At that time in England Rome was in control, However it had not been the conventional conquest you might have presumed some ‘tribes’ were Roman allies.
Britain had been agricultural for at least
four thousand years, maybe even longer. (I won't go into earlier dates because it is one of my personal theories and here I will stick to what is commonly accepted).
British agriculture had been thriving for thousands of years and although they did not have iron ploughs which meant they could not farm on the heavy red clay soils of half of England, and only seemed to utilise the lighter white chalk soils for agriculture on most estimates they managed to produce as much agricultural produce from Britain as we do now. Which with a much smaller population meant that Britain was a huge exporter of food stuffs, and wealthy. It is now accepted that the Roman invasion was as much as any single factor can be said to be a cause was driven by a desire to get hold of the agricultural wealth of Britain. (Incidentally the dragon is a beast of the earth and stories in legend of red and white dragons in Britain seem to originate as a depiction of the soil types).
Society, although there was no single ruler in Britain like in the rest of western Europe, each little state running itself, The Druids were a class of law, and religious leaders who managed disputes not only in Britain, but as least as far as Switzerland and Poland and Spain before the Roman Conquests.
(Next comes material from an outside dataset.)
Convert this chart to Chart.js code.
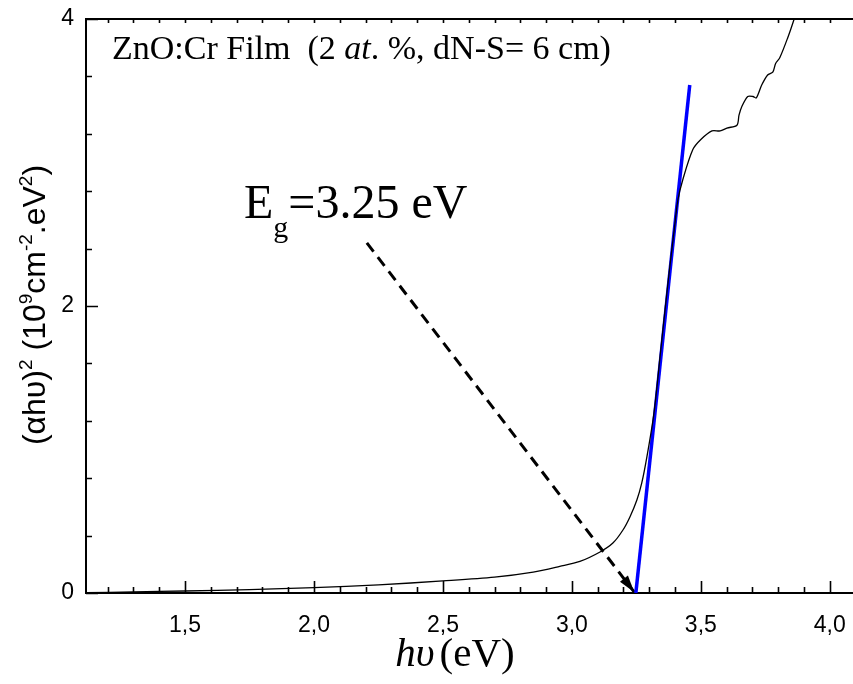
<!DOCTYPE html>
<html>
<head>
<meta charset="utf-8">
<title>ZnO:Cr band gap</title>
<script src="https://cdn.jsdelivr.net/npm/chart.js@4.4.1/dist/chart.umd.min.js"></script>
<style>
  html, body { margin: 0; padding: 0; background: #fff; overflow: hidden; }
  #wrap { width: 853px; height: 684px; }
</style>
</head>
<body>
<div id="wrap"><canvas id="tauc" width="853" height="684"></canvas></div>
<script>
// Tauc plot data: (alpha*h*nu)^2 vs photon energy
const energy = [1.116, 1.3, 1.5, 1.75, 2.0, 2.25, 2.5, 2.7, 2.85, 2.953, 3.031, 3.109, 3.159,
  3.198, 3.225, 3.252, 3.271, 3.291, 3.318, 3.345, 3.375, 3.398, 3.411, 3.43, 3.469, 3.5,
  3.543, 3.575, 3.601, 3.64, 3.648, 3.659, 3.682, 3.702, 3.715, 3.736, 3.759, 3.779, 3.79,
  3.806, 3.837, 3.86, 3.875];
const absorb = [0.002, 0.008, 0.014, 0.024, 0.037, 0.057, 0.084, 0.11, 0.145, 0.185, 0.22,
  0.286, 0.348, 0.439, 0.53, 0.648, 0.767, 0.95, 1.25, 1.7, 2.2, 2.55, 2.74, 2.88, 3.09, 3.16,
  3.22, 3.22, 3.24, 3.26, 3.33, 3.39, 3.46, 3.46, 3.45, 3.54, 3.61, 3.63, 3.69, 3.73, 3.87,
  3.99, 4.08];

// linear fit of the absorption edge
const fitX = [3.248, 3.457];
const fitY = [0, 3.54];

// pointer from the label down to the intercept
const guideX = [2.205, 3.242];
const guideY = [2.44, 0.006];

const xTicks = [1.5, 2.0, 2.5, 3.0, 3.5, 4.0];
const yTicks = [0, 2, 4];

const xMin = 1.116, xMax = 4.09;
const yMin = 0, yMax = 4;

const serif = '"Liberation Serif", "Times New Roman", serif';
const sans = '"Liberation Sans", Arial, sans-serif';

function pts(xs, ys) {
  return xs.map((x, i) => ({ x: x, y: ys[i] }));
}

// write a run of text pieces with different fonts / offsets, left to right
function runWidth(ctx, runs) {
  let w = 0;
  runs.forEach(r => { ctx.font = r.font; w += ctx.measureText(r.t).width + (r.dx || 0); });
  return w;
}
function drawRuns(ctx, runs, x, y) {
  runs.forEach(r => {
    ctx.font = r.font;
    x += r.dx || 0;
    ctx.fillText(r.t, x, y + (r.dy || 0));
    x += ctx.measureText(r.t).width;
  });
}

// inward ticks, frame and the text labels
const framePlugin = {
  id: 'frame',
  afterDraw(chart) {
    const ctx = chart.ctx;
    const a = chart.chartArea;
    const xs = chart.scales.x, ys = chart.scales.y;
    ctx.save();
    ctx.strokeStyle = '#000';
    ctx.lineWidth = 2;
    ctx.beginPath();
    ctx.moveTo(a.left, a.top);
    ctx.lineTo(a.right, a.top);
    ctx.stroke();

    ctx.lineWidth = 1.6;
    ctx.beginPath();
    for (let i = 12; i <= 40; i++) {
      const v = i / 10;
      const px = Math.round(xs.getPixelForValue(v)) + 0.5;
      const len = i % 5 === 0 ? 12 : 6;
      ctx.moveTo(px, a.bottom);
      ctx.lineTo(px, a.bottom - len);
      ctx.moveTo(px, a.top);
      ctx.lineTo(px, a.top + 4);
    }
    for (let i = 0; i <= 10; i++) {
      const v = i * 0.4;
      const py = Math.round(ys.getPixelForValue(v)) + 0.5;
      const len = i % 5 === 0 ? 12 : 6;
      ctx.moveTo(a.left, py);
      ctx.lineTo(a.left + len, py);
    }
    ctx.stroke();

    // arrow head on the dashed pointer
    const g = chart.getDatasetMeta(2).data;
    const p0 = g[0], p1 = g[g.length - 1];
    const ang = Math.atan2(p1.y - p0.y, p1.x - p0.x);
    ctx.translate(p1.x, p1.y);
    ctx.rotate(ang);
    ctx.fillStyle = '#000';
    ctx.beginPath();
    ctx.moveTo(0, 0);
    ctx.lineTo(-17, -5);
    ctx.lineTo(-17, 5);
    ctx.closePath();
    ctx.fill();
    ctx.setTransform(1, 0, 0, 1, 0, 0);

    ctx.fillStyle = '#000';
    ctx.textBaseline = 'alphabetic';
    ctx.textAlign = 'left';

    // sample caption
    drawRuns(ctx, [
      { t: 'ZnO:Cr Film  (2 ', font: '34px ' + serif },
      { t: 'at', font: 'italic 34px ' + serif },
      { t: '. %, dN-S= 6 cm)', font: '34px ' + serif }
    ], 112, 59);

    // band gap label
    drawRuns(ctx, [
      { t: 'E', font: '48px ' + serif },
      { t: 'g', font: '30px ' + serif, dy: 19 },
      { t: '=3.25 eV', font: '48px ' + serif }
    ], 244, 218);

    // x axis title
    const xt = [
      { t: 'hυ', font: 'italic 41px ' + serif },
      { t: '(eV)', font: '41px ' + serif, dx: 5 }
    ];
    drawRuns(ctx, xt, 455 - runWidth(ctx, xt) / 2, 666);

    // y axis title, rotated
    const yt = [
      { t: '(αhυ)', font: '32px ' + sans },
      { t: '2', font: '19px ' + sans, dy: -13 },
      { t: ' (10', font: '32px ' + sans },
      { t: '9', font: '19px ' + sans, dy: -13 },
      { t: 'cm', font: '32px ' + sans },
      { t: '-2', font: '19px ' + sans, dy: -13 },
      { t: '.eV', font: '32px ' + sans },
      { t: '2', font: '19px ' + sans, dy: -13 },
      { t: ')', font: '32px ' + sans }
    ];
    ctx.translate(45, 305);
    ctx.rotate(-Math.PI / 2);
    drawRuns(ctx, yt, -runWidth(ctx, yt) / 2, 0);
    ctx.restore();
  }
};

new Chart(document.getElementById('tauc').getContext('2d'), {
  type: 'line',
  data: {
    datasets: [{
      data: pts(energy, absorb),
      borderColor: '#000',
      borderWidth: 1.3,
      pointRadius: 0,
      tension: 0.3
    }, {
      data: pts(fitX, fitY),
      borderColor: '#0000ff',
      borderWidth: 3.5,
      pointRadius: 0
    }, {
      data: pts(guideX, guideY),
      borderColor: '#000',
      borderWidth: 3,
      borderDash: [11, 7],
      pointRadius: 0,
      clip: false
    }]
  },
  options: {
    responsive: false,
    animation: false,
    layout: { padding: { left: 0, right: 0, top: 19, bottom: 0 } },
    plugins: { legend: { display: false }, tooltip: { enabled: false } },
    scales: {
      x: {
        type: 'linear',
        min: xMin,
        max: xMax,
        afterBuildTicks: s => { s.ticks = xTicks.map(v => ({ value: v })); },
        afterFit: s => { s.height = 91; s.paddingLeft = 0; s.paddingRight = 0; },
        ticks: {
          padding: 19,
          color: '#000',
          font: { family: sans, size: 23 },
          maxRotation: 0,
          callback: v => v.toFixed(1).replace('.', ',')
        },
        grid: { drawOnChartArea: false, drawTicks: false },
        border: { color: '#000', width: 2 }
      },
      y: {
        min: yMin,
        max: yMax,
        afterBuildTicks: s => { s.ticks = yTicks.map(v => ({ value: v })); },
        afterFit: s => { s.width = 86; s.paddingTop = 0; s.paddingBottom = 0; },
        ticks: {
          padding: 12,
          color: '#000',
          font: { family: sans, size: 23 }
        },
        grid: { drawOnChartArea: false, drawTicks: false },
        border: { color: '#000', width: 2 }
      }
    }
  },
  plugins: [framePlugin]
});
</script>
</body>
</html>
So although on one hand you could conceive the situation as little warring tribes, on another view western Europe could also be seen as one society. When Caesar conquered Gaul, the 'Celts' had men from all sort of places in their army, not just France. Also it is worth mentioning on that subject, it seems Caesar invented the division of France and Germany, until then nobody seems to have distinguished the two much. It is speculated he had good reason to do this: Conquering all of a society it seems is more of an achievement than only half, In that he was unable to take operations across the Rhine, by referring to those people on the other side by a different name it consolidates his claim to have conquered a whole place.
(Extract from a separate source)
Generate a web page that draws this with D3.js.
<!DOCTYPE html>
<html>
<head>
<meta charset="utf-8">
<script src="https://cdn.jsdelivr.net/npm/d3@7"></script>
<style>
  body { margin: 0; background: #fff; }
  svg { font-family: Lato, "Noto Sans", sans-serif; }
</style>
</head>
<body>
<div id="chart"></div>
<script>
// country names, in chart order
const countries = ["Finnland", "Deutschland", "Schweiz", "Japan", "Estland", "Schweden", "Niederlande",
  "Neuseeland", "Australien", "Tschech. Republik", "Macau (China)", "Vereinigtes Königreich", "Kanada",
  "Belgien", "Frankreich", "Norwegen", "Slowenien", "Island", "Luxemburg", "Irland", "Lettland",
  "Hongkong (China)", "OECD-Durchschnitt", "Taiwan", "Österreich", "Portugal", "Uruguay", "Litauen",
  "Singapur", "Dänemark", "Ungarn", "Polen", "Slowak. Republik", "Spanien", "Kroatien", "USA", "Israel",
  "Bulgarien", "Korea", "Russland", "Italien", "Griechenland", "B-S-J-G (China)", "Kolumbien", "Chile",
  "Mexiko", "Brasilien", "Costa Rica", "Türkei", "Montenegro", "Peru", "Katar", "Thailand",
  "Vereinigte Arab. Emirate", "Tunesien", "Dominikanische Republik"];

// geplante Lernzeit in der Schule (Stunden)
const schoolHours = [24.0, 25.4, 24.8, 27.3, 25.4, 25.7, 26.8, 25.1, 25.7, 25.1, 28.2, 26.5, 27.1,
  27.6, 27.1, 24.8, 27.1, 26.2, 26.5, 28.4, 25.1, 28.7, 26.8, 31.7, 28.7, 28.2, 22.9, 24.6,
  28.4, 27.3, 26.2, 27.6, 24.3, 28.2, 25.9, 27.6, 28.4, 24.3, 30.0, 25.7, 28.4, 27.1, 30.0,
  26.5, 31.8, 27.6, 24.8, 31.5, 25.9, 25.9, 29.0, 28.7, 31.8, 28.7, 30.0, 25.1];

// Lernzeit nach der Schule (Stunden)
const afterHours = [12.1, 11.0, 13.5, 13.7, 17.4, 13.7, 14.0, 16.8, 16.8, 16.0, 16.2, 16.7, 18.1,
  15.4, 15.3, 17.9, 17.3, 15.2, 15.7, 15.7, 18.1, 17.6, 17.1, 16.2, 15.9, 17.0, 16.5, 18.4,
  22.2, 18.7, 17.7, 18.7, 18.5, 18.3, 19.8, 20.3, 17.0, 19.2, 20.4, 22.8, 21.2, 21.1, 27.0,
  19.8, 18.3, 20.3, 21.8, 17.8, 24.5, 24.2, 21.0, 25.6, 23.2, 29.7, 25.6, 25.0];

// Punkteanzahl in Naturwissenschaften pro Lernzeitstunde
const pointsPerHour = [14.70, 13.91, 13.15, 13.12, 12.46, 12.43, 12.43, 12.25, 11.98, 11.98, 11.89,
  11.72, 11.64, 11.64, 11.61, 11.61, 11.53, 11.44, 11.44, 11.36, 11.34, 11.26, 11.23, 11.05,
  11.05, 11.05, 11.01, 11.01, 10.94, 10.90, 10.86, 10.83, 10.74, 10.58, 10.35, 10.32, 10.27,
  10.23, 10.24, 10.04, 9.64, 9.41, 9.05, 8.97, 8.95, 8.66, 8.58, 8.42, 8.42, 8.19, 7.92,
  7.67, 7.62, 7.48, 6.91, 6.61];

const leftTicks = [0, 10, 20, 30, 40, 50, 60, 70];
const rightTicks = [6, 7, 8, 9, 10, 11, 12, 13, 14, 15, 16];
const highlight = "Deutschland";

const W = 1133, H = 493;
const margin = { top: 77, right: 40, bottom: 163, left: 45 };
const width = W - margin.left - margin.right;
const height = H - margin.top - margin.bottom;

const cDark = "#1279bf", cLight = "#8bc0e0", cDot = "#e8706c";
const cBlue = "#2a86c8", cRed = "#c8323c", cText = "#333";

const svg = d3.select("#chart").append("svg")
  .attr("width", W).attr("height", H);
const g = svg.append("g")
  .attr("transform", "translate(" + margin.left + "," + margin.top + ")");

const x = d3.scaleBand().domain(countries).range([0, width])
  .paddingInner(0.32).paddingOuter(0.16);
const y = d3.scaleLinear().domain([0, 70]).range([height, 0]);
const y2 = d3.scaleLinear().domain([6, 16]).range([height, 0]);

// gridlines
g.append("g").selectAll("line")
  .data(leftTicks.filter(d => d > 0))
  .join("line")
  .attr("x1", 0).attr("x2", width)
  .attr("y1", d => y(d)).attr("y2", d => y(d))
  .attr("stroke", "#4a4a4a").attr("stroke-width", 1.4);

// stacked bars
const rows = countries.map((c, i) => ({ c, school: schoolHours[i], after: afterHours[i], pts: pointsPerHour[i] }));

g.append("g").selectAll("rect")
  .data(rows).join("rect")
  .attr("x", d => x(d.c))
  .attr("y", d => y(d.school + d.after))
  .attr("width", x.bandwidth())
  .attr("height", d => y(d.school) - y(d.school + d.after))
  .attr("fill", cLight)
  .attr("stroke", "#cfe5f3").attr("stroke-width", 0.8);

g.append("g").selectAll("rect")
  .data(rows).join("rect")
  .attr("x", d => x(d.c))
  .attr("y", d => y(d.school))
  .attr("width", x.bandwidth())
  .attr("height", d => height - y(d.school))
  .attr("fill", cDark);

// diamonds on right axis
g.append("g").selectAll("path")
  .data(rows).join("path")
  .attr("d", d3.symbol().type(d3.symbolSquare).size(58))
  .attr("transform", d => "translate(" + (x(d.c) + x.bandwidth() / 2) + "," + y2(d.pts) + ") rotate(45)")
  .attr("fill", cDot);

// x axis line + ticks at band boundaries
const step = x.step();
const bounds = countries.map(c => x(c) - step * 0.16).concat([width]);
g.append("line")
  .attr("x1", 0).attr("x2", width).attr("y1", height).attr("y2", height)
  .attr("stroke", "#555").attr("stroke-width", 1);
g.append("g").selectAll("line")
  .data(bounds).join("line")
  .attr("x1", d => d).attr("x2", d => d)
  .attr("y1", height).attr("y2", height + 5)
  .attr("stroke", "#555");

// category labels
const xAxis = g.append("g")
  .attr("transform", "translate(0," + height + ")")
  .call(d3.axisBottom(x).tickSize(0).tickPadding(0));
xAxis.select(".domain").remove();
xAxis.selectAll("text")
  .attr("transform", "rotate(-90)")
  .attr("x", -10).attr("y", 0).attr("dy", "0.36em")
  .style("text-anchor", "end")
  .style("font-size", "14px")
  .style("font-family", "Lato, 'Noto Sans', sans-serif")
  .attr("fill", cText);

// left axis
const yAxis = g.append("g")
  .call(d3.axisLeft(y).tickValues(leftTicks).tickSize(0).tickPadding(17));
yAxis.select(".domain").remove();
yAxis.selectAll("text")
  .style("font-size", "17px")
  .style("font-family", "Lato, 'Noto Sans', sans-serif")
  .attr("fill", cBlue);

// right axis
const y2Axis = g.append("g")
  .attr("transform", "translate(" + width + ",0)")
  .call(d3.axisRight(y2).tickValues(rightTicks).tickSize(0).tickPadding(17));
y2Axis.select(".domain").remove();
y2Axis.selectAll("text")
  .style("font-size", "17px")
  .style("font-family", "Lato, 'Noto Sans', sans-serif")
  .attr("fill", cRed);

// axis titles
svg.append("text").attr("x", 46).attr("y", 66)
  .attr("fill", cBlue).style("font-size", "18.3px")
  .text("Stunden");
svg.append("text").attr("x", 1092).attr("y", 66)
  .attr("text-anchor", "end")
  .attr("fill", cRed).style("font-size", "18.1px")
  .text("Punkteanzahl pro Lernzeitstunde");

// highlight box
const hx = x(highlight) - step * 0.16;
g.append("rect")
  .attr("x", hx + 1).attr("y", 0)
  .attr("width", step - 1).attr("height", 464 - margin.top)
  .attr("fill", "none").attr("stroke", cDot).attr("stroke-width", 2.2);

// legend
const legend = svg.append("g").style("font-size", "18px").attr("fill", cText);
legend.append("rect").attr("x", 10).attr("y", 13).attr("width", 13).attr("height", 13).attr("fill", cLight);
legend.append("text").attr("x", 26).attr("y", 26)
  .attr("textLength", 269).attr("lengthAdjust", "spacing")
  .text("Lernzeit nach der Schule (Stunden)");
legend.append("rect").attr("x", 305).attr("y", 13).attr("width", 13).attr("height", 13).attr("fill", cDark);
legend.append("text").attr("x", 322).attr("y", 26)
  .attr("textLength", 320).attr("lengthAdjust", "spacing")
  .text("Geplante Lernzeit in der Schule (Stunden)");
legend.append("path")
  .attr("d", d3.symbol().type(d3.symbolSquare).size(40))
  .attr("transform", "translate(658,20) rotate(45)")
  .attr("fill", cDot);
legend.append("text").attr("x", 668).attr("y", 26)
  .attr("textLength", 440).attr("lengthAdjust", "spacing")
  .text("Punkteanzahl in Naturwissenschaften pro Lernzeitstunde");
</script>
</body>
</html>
The Druids:. As law and religious leaders, we can expect that although the Romans may have conquered Gaul, the population would still keep Druids in high regard and there is some evidence that away from the towns which the Romans held in tight control, the people of Gaul still referred to Druids to settle disputes, as well as we can presume carry out religious activities. As the centre for Druid Training was the island of Anglesey outside Roman control we can see why this adherence to the Druids would be interpreted as a threat to Roman control by the Romans. This was one of the major objectives of the Roman conquest of Britain to destroy the Druids. This is why Boadicea was not dealt with quickly, because the Romans saw the slaughter of the unarmed Druids on Anglesey as much more important than protecting the Cities of Colchester, London and the south east. Boadicea was a threat to a small part of Britain, the Druids were undermining Roman control of all of the western part of the Empire.
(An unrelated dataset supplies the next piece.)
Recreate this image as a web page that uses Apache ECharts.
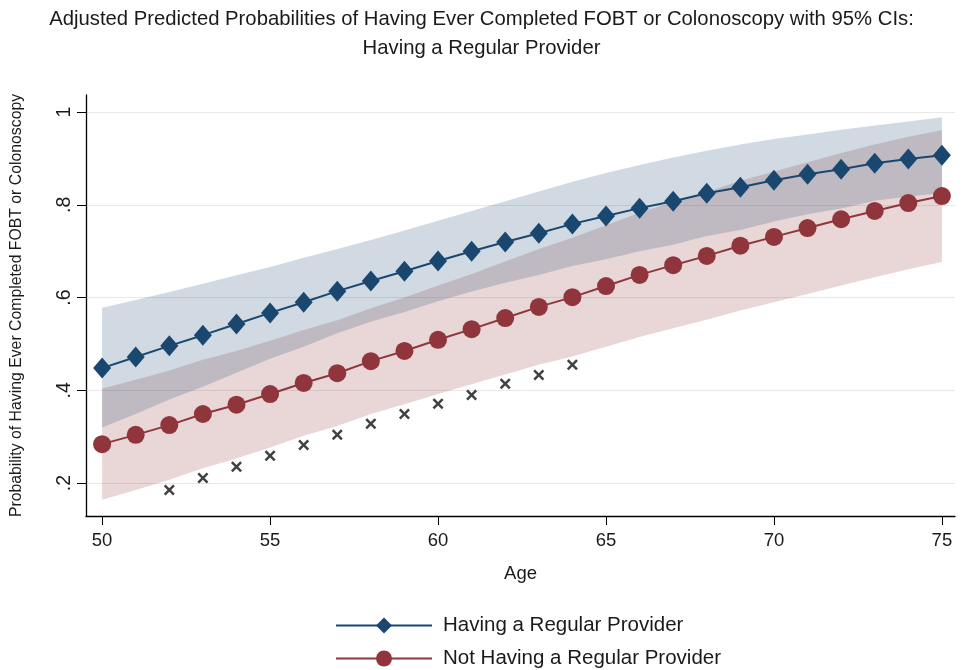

Trade: From long before Rome came to Britain there is a large amount of evidence that Britain was not just using the surplus to trade with France, but North Africa, the Baltic, Egypt, Greece etc etc etc.
Ham Hill would have come under Roman control in the 50s AD.
So evidence of these bodies becomes very problematic for the conventional academic view of history, because of the date of these bodies at 200AD.
If these bodies were all mutilated in a massacre as other Celtic remains have been supposed to been in a fight between Celts, then at half way though the Roman occupation of Britain it depicts the Roman occupation was only superficial that for the average Brit life went on much as before the Romans came. So when we find post occupation non Roman styles of art being found this can no longer be used as proof of foreigners coming into Britain, but could it be British people were just expressing themselves again artistically once the foreign occupiers had gone. This would fit with DNA that 80 of the Brits DNA goes back 7000 years.
If the bodies were killed by Romans, Then the way they were hacked up does not fit with how the Romans did things, So could it be that the bodies were then de-fleshed in accordance with the traditional way of the Celts? If that is the case then it too shows the Roman occupation was only skin deep and the same conclusions can be drawn from above, but also it brings into question all the interpretation of similar finds, that this is not evidence for brutality, but rather just pointing to how the dead were dealt with and as such questions suppositions not just about Celts, but about what much of humanity was presumed to be like stretching back hundreds of thousands of years.